How is Lufthansa Systems positioned as a supplier in the international market for WLANs?
Grimm: Lufthansa Systems regards WLANs as an additional service that can supplement a traditional, wired infrastructure – or even replace it to some extent. The ability to guarantee a secure WLAN infrastructure means more than the end device and an access point. It also means the authentication systems and processes that work in the background. WLANs should be a fixed component of company networks. They can easily be installed along with LANs or WANs. Lufthansa Systems does not intend to position itself as a supplier of WLANs alone, but we do want to promote WLANs as components of our network portfolio.
What security risks exist for WLANs? How does Lufthansa Systems protect against these risks?

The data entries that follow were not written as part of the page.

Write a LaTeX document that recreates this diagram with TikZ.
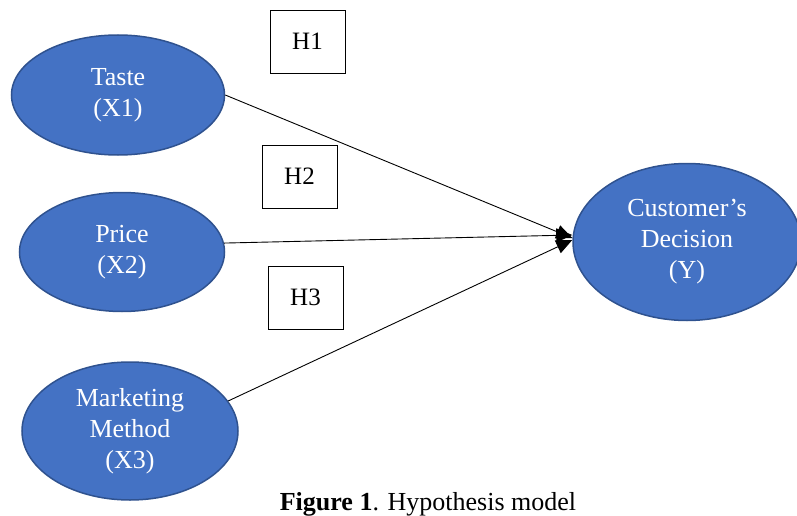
\documentclass[tikz,border=0pt]{standalone}
\usepackage{fontspec}
\setmainfont{Liberation Serif}
\usepackage{tikz}
\usetikzlibrary{arrows.meta,shapes.geometric}
\definecolor{hypBlue}{RGB}{68,114,196}
\definecolor{hypBlueDark}{RGB}{47,82,143}

\tikzset{
  varnode/.style={ellipse, draw=hypBlueDark, line width=1.5pt, fill=hypBlue,
    text=white, inner sep=0pt, align=center,
    font=\fontsize{26}{31}\selectfont},
  hypbox/.style={draw=black, line width=0.8pt, minimum width=75pt, minimum height=63pt,
    inner sep=0pt, font=\fontsize{25}{28}\selectfont},
  hyparrow/.style={line width=0.9pt, -{Triangle[length=16pt,width=14pt]}}
}

\begin{document}
\begin{tikzpicture}[x=1pt,y=-1pt]
\useasboundingbox (0,0) rectangle (797,516);

% variables
\node[varnode, minimum width=213pt, minimum height=120pt] (taste) at (118,95) {Taste\\(X1)};
\node[varnode, minimum width=205pt, minimum height=119pt] (price) at (122,252) {Price\\(X2)};
\node[varnode, minimum width=216pt, minimum height=138pt] (mkt) at (130,431) {Marketing\\Method\\(X3)};
\node[varnode, minimum width=228pt, minimum height=157pt] (cust) at (687,242) {Customer’s\\Decision\\(Y)};

% hypotheses
\node[hypbox] (h1) at (307.5,41.5) {H1};
\node[hypbox] (h2) at (299.5,176.5) {H2};
\node[hypbox] (h3) at (305.5,297.5) {H3};

\draw[hyparrow] (taste.east) -- ([yshift=4pt]cust.west);
\draw[hyparrow] (price.5) -- ([yshift=7pt]cust.west);
\draw[hyparrow] (mkt.17) -- ([yshift=2pt]cust.west);

\node[font=\fontsize{26}{30}\selectfont, anchor=base] (cap) at (428,510) {\textbf{Figure 1}. Hypothesis model};
\end{tikzpicture}
\end{document}
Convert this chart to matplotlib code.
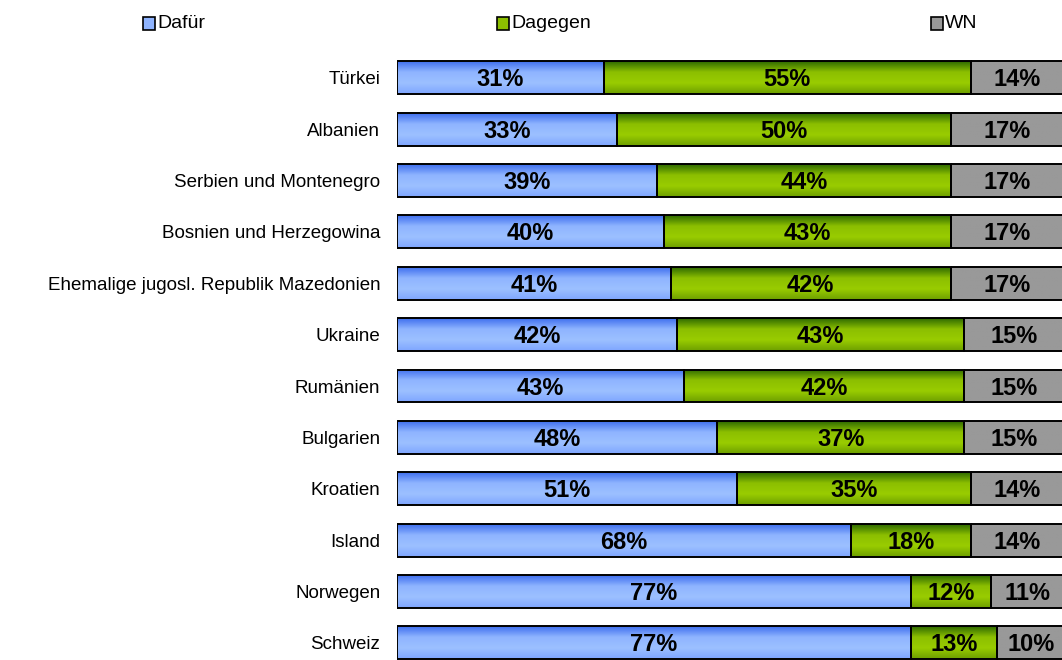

Grimm: The basic configuration of WLAN technology makes it rather insecure. Both completely unsecured WLANS – those without data encryption and user authentication – and simple security standards typically available on the market – WEP encryption, for example – are inappropriate for use in a corporate network. To make a WLAN secure, it’s not enough to protect the frequency from eavesdropping and protect against decryption. The integration of a WLAN with a corporate network means incorporation of the WLAN into the security design of the existing network. The security standard for corporate networks includes secure connection of radio frequencies and reliable user authentication.
Isn’t it more secure for a company to develop its own WLAN than to procure one from an external service provider?
Grimm: No. Because WLANs should be developed as a component of a corporate network, it’s more secure for a company to rely on the expertise of external specialists.
Who needs a WLAN besides a decision maker who travels frequently and is being courted by many parties?
Grimm: A WLAN already offers employees several new forms of work for their day-to-day activities: project teams can work flexibly in project or meeting rooms or even at the desk of a colleague. Temporary employees like external consultants have quick access to the resources they need. Places where employees congregate, such as cafeterias, can function as mobile offices. For example, the Lufthansa training center in Seeheim, Germany, has a WLAN infrastructure that enables employees to access the corporate network during training, and the facility has some 400 beds. Guests, customers, and vendors all have separate access to the Internet and their own corporate resources.
Can the costs of a WLAN be assigned to specific users?
Grimm: The operation of a WLAN infrastructure generates costs for the end devices and the network infrastructure. The costs of end devices, such as those for administering a user account, installing software, or configuring an end device, can easily be transferred to each user. The costs of the infrastructure (network components like access points, for example) can be assigned to specific users only with difficulty. And it’s an even more difficult situation for corporate WLANS because their greatest benefits are experienced when users work in unusual areas of the company. That’s why Lufthansa Systems uses a broad-based WLAN infrastructure whose costs can be apportioned to the total number of users.